By David Fairlamb
In December, 1991, representatives of 12 European countries met in the little Dutch town of Maastricht with the bureaucratic goal of better coordinating economic policy. What emerged was a radical plan to ditch national currencies for a common money managed by a European Central Bank.
The introduction of euro notes and coins on Jan. 1, 2002, is the last step in the process the Maastricht Treaty started. Its great triumph was to force European Union nations to curb deficits and tame inflation as a prelude to monetary union. Yet, from the depths of the worldwide recession, it is clear that the treaty has deep flaws. Unless they're fixed, Europe's hard-won economic stability is at risk.
Ten years ago, the forgers of monetary union most feared inflation and its evil corollaries, runaway spending and high interest rates. So the treaty not only made signatories clean up their fiscal acts, it also gave the ECB just one mission: maintaining price stability. The treaty only lets the ECB use rates to sustain growth once it hits its inflation targets.
STRAITJACKET. As Europe confronts the first major downturn since monetary union, Maastricht is a straitjacket. Europe faces a lack of jobs, confidence, and demand--not runaway prices. The largest economies--France, Germany, and Italy--have stalled. So it's time to do what was once unthinkable: renegotiate the treaty. Getting the EU members, which now number 15, to adopt new language would be a nightmare. But if the euro-zone economy is to weather future downturns better, the process must start. "The ECB needs more freedom," says former Bundesbank President Karl-Otto Poehl. "It should certainly have been able to cut rates earlier and further than it did."
European politicians are furious that the ECB has kept credit so tight. Lambasting controversial ECB President Wim Duisenberg has become a Continental sport. He deserves a few whacks for sticking for so long to his credulity-defying declarations that inflation remained a peril. In fact, it has been under control for five years in most euro-zone countries and is forecast to fall below 1% for the bloc by the end of 2002. But in fairness, Duisenberg is hog-tied by Maastricht. That's because inflation for the past year or so remained above 2%, the rate that the ECB's governing council says is consistent with price stability.
As a result, the ECB did little to stimulate the EU economy as the signs of distress mounted. Sure, it lopped 50 basis points off rates on Nov. 8, but only after Duisenberg finally agreed that inflation was waning.

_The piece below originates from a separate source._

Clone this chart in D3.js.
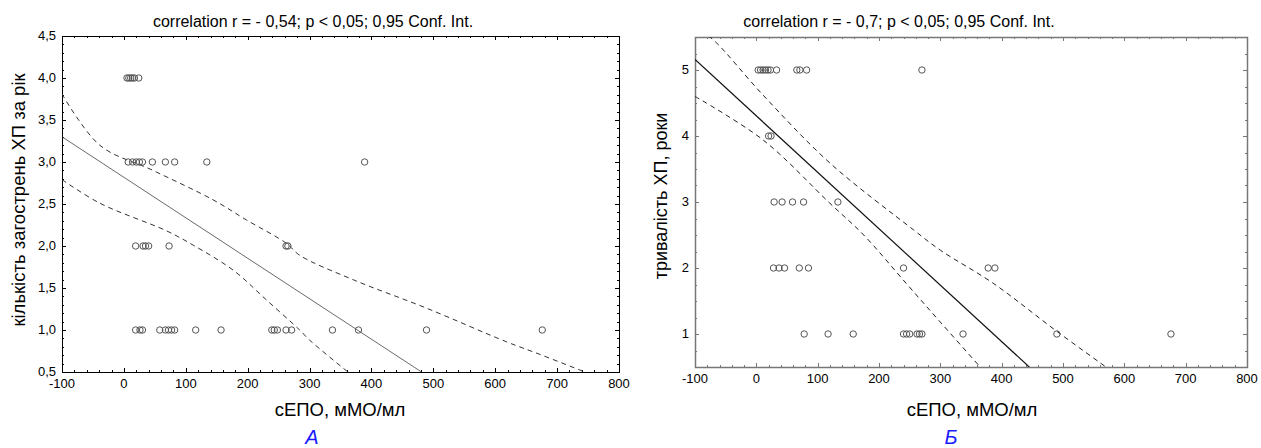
<!DOCTYPE html>
<html><head><meta charset="utf-8">
<script src="https://cdn.jsdelivr.net/npm/d3@7"></script>
<style>body{margin:0;background:#fff;overflow:hidden}svg{display:block}text{font-family:Arial,"Liberation Sans",sans-serif}</style>
</head><body><svg id="c" width="1261" height="448"></svg>
<script>
// ---- Panel A data ----
const titleA = "correlation r = - 0,54; p < 0,05; 0,95 Conf. Int.";
const yLabelA = "кількість загострень ХП за рік";
const xTicksA = [-100,0,100,200,300,400,500,600,700,800];
const yTicksA = [0.5,1.0,1.5,2.0,2.5,3.0,3.5,4.0,4.5];
const ptsA_x = [5,8,11,14,17,24, 7,14,20,25,30,46,67,82,134,389, 19,31,35,40,73,262,265, 19,26,30,58,67,72,77,82,116,157,239,243,248,262,271,337,379,489,676];
const ptsA_y = [4,4,4,4,4,4, 3,3,3,3,3,3,3,3,3,3, 2,2,2,2,2,2,2, 1,1,1,1,1,1,1,1,1,1,1,1,1,1,1,1,1,1,1];
const fitA = [[-100,3.3],[481,0.5]];
const upperA = [[-100,3.81],[-39,3.2],[47,2.9],[144,2.55],[198,2.31],[263,2.03],[284,1.89],[370,1.6],[489,1.26],[618,0.86],[672,0.71],[745,0.5]];
const lowerA = [[-100,2.79],[-39,2.51],[69,2.18],[112,2.01],[177,1.71],[230,1.36],[284,1.0],[300,0.88],[362,0.5]];

// ---- Panel B data ----
const titleB = "correlation r = - 0,7; p < 0,05; 0,95 Conf. Int.";
const yLabelB = "тривалість ХП, роки";
const xTicksB = [-100,0,100,200,300,400,500,600,700,800];
const yTicksB = [1,2,3,4,5];
const ptsB_x = [3,7,11,15,19,23,33,66,71,82,270, 20,24, 29,42,59,77,133, 28,37,46,70,85,240,378,389, 78,117,158,240,245,250,262,266,270,337,490,676];
const ptsB_y = [5,5,5,5,5,5,5,5,5,5,5, 4,4, 3,3,3,3,3, 2,2,2,2,2,2,2,2, 1,1,1,1,1,1,1,1,1,1,1,1];
const fitB = [[-100,5.16],[445,0.5]];
const upperB = [[-90,5.6],[-67,5.43],[11,4.62],[120,3.59],[256,2.58],[300,2.27],[386,1.77],[490,1.04],[570,0.5]];
const lowerB = [[-100,4.6],[11,3.94],[120,2.98],[175,2.5],[245,1.76],[300,1.18],[365,0.5]];

const xLabel = "сЕПО, мМО/мл";

const svg = d3.select("#c");

function panel(o){
  const g = svg.append("g");
  const x = d3.scaleLinear().domain(o.xd).range([o.x0,o.x1]);
  const y = d3.scaleLinear().domain(o.yd).range([o.y1,o.y0]);
  const cid = "clip"+o.id;
  svg.append("clipPath").attr("id",cid).append("rect").attr("x",o.x0).attr("y",o.y0).attr("width",o.x1-o.x0).attr("height",o.y1-o.y0);
  const mx = d3.range(o.xd[0],o.xd[1]+0.001,o.xminor);
  const my = d3.range(o.yd[0],o.yd[1]+0.001,o.yminor);
  const tk = g.append("g").attr("stroke",o.axisColor).attr("stroke-width",1);
  mx.forEach(v=>{ const X=Math.round(x(v))+0.5;
    tk.append("line").attr("x1",X).attr("x2",X).attr("y1",o.y1).attr("y2",o.y1-2);
    tk.append("line").attr("x1",X).attr("x2",X).attr("y1",o.y0).attr("y2",o.y0+2);});
  my.forEach(v=>{ const Y=Math.round(y(v))+0.5;
    tk.append("line").attr("x1",o.x0).attr("x2",o.x0+2).attr("y1",Y).attr("y2",Y);
    tk.append("line").attr("x1",o.x1).attr("x2",o.x1-2).attr("y1",Y).attr("y2",Y);});
  o.xt.forEach(v=>{ const X=Math.round(x(v))+0.5;
    tk.append("line").attr("x1",X).attr("x2",X).attr("y1",o.y1).attr("y2",o.y1-4);
    tk.append("line").attr("x1",X).attr("x2",X).attr("y1",o.y0).attr("y2",o.y0+4);});
  o.yt.forEach(v=>{ const Y=Math.round(y(v))+0.5;
    tk.append("line").attr("x1",o.x0).attr("x2",o.x0+4).attr("y1",Y).attr("y2",Y);
    tk.append("line").attr("x1",o.x1).attr("x2",o.x1-4).attr("y1",Y).attr("y2",Y);});
  g.append("rect").attr("x",o.x0+0.5).attr("y",o.y0+0.5).attr("width",o.x1-o.x0).attr("height",o.y1-o.y0)
    .attr("fill","none").attr("stroke",o.axisColor).attr("stroke-width",o.frameW);
  g.append("g").selectAll("text").data(o.xt).join("text")
    .attr("x",d=>x(d)).attr("y",o.y1+16).attr("text-anchor","middle").attr("font-size",13).attr("fill","#000")
    .text(d=>o.xfmt(d));
  g.append("g").selectAll("text").data(o.yt).join("text")
    .attr("x",o.x0-6).attr("y",d=>y(d)+4).attr("text-anchor","end").attr("font-size",o.yfs).attr("fill","#000")
    .text(d=>o.yfmt(d));
  const line = d3.line().x(d=>x(d[0])).y(d=>y(d[1]));
  const cl = g.append("g").attr("clip-path",`url(#${cid})`);
  cl.append("path").attr("d",line(o.fit)).attr("fill","none").attr("stroke",o.fitColor).attr("stroke-width",o.fitW);
  const cline = d3.line().x(d=>x(d[0])).y(d=>y(d[1])).curve(d3.curveCatmullRom.alpha(0.5));
  cl.append("path").attr("d",cline(o.up)).attr("fill","none").attr("stroke",o.bandColor).attr("stroke-width",1).attr("stroke-dasharray","5,4");
  cl.append("path").attr("d",cline(o.lo)).attr("fill","none").attr("stroke",o.bandColor).attr("stroke-width",1).attr("stroke-dasharray","5,4");
  g.append("g").selectAll("circle").data(o.px.map((v,i)=>[v,o.py[i]])).join("circle")
    .attr("cx",d=>x(d[0])).attr("cy",d=>y(d[1])).attr("r",3.2)
    .attr("fill","none").attr("stroke","#555").attr("stroke-width",1);
  svg.append("text").attr("x",o.tx).attr("y",27).attr("text-anchor","middle").attr("font-size",16).text(o.title);
  svg.append("text").attr("transform",`translate(${o.ylx},${o.yly}) rotate(-90)`).attr("text-anchor","middle").attr("font-size",o.ylfs).text(o.ylabel);
  svg.append("text").attr("x",o.xlx).attr("y",416).attr("text-anchor","middle").attr("font-size",18.5).text(xLabel);
  svg.append("text").attr("x",o.lx).attr("y",444).attr("text-anchor","middle").attr("font-size",20).attr("font-style","italic").attr("fill","#1a1aff").text(o.letter);
}

panel({id:"A",x0:62,x1:619,y0:36,y1:372,xd:[-100,800],yd:[0.5,4.5],xt:xTicksA,yt:yTicksA,xminor:20,yminor:0.1,
  xfmt:d=>String(d), yfmt:d=>d.toFixed(1).replace(".",","), yfs:13,
  axisColor:"#000",frameW:1,fit:fitA,up:upperA,lo:lowerA,fitColor:"#444",fitW:0.8,bandColor:"#333",
  px:ptsA_x,py:ptsA_y,title:titleA,tx:313,ylabel:yLabelA,ylfs:18.5,ylx:25,yly:200,xlx:340,lx:312,letter:"А"});

panel({id:"B",x0:695,x1:1247,y0:37,y1:367,xd:[-100,800],yd:[0.5,5.5],xt:xTicksB,yt:yTicksB,xminor:20,yminor:0.25,
  xfmt:d=>String(d), yfmt:d=>String(d), yfs:13,
  axisColor:"#777",frameW:1.5,fit:fitB,up:upperB,lo:lowerB,fitColor:"#111",fitW:1.2,bandColor:"#222",
  px:ptsB_x,py:ptsB_y,title:titleB,tx:899,ylabel:yLabelB,ylfs:18,ylx:667,yly:196,xlx:972,lx:951,letter:"Б"});
</script></body></html>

Since January, the ECB has trimmed rates just four times by a mere 150 basis points, to 3.25%. The U.S. Federal Reserve, in contrast, has cut 450 basis points off the federal funds target rate in 10 moves, a drastic but much praised response to dramatic circumstances.
European leaders privately urge a broader ECB mandate. That means rewriting the Maastricht Treaty. But finding acceptable new guidelines for interest-rate policy won't be easy. The faster-growing economies on Europe's periphery, such as Ireland and Greece, don't want to change Maastricht. The core European countries that pushed for Maastricht to be so strict now want an ECB that gives equal weight to growth. The ECB resolutely opposes change. "The best contribution we can make to economic growth is to ensure price stability," says a spokesman.
Although revisiting Maastricht is controversial, now is the time to start the arduous process of meetings, parliamentary votes, and referendums so at least the ECB will have the tools to fight the next recession. Another reason: By 2005, the EU expects to admit up to 10 new members from Central and Southern Europe. If all adopt the euro, their central banks each get a seat on the ECB's governing council. The ECB's ability to act quickly will vanish.
Europe's political leaders should stop criticizing the ECB for obeying Maastricht. Instead, they should give the bank the leeway it needs to get Europe's economy moving again.
Fairlamb covers European finance from Frankfurt.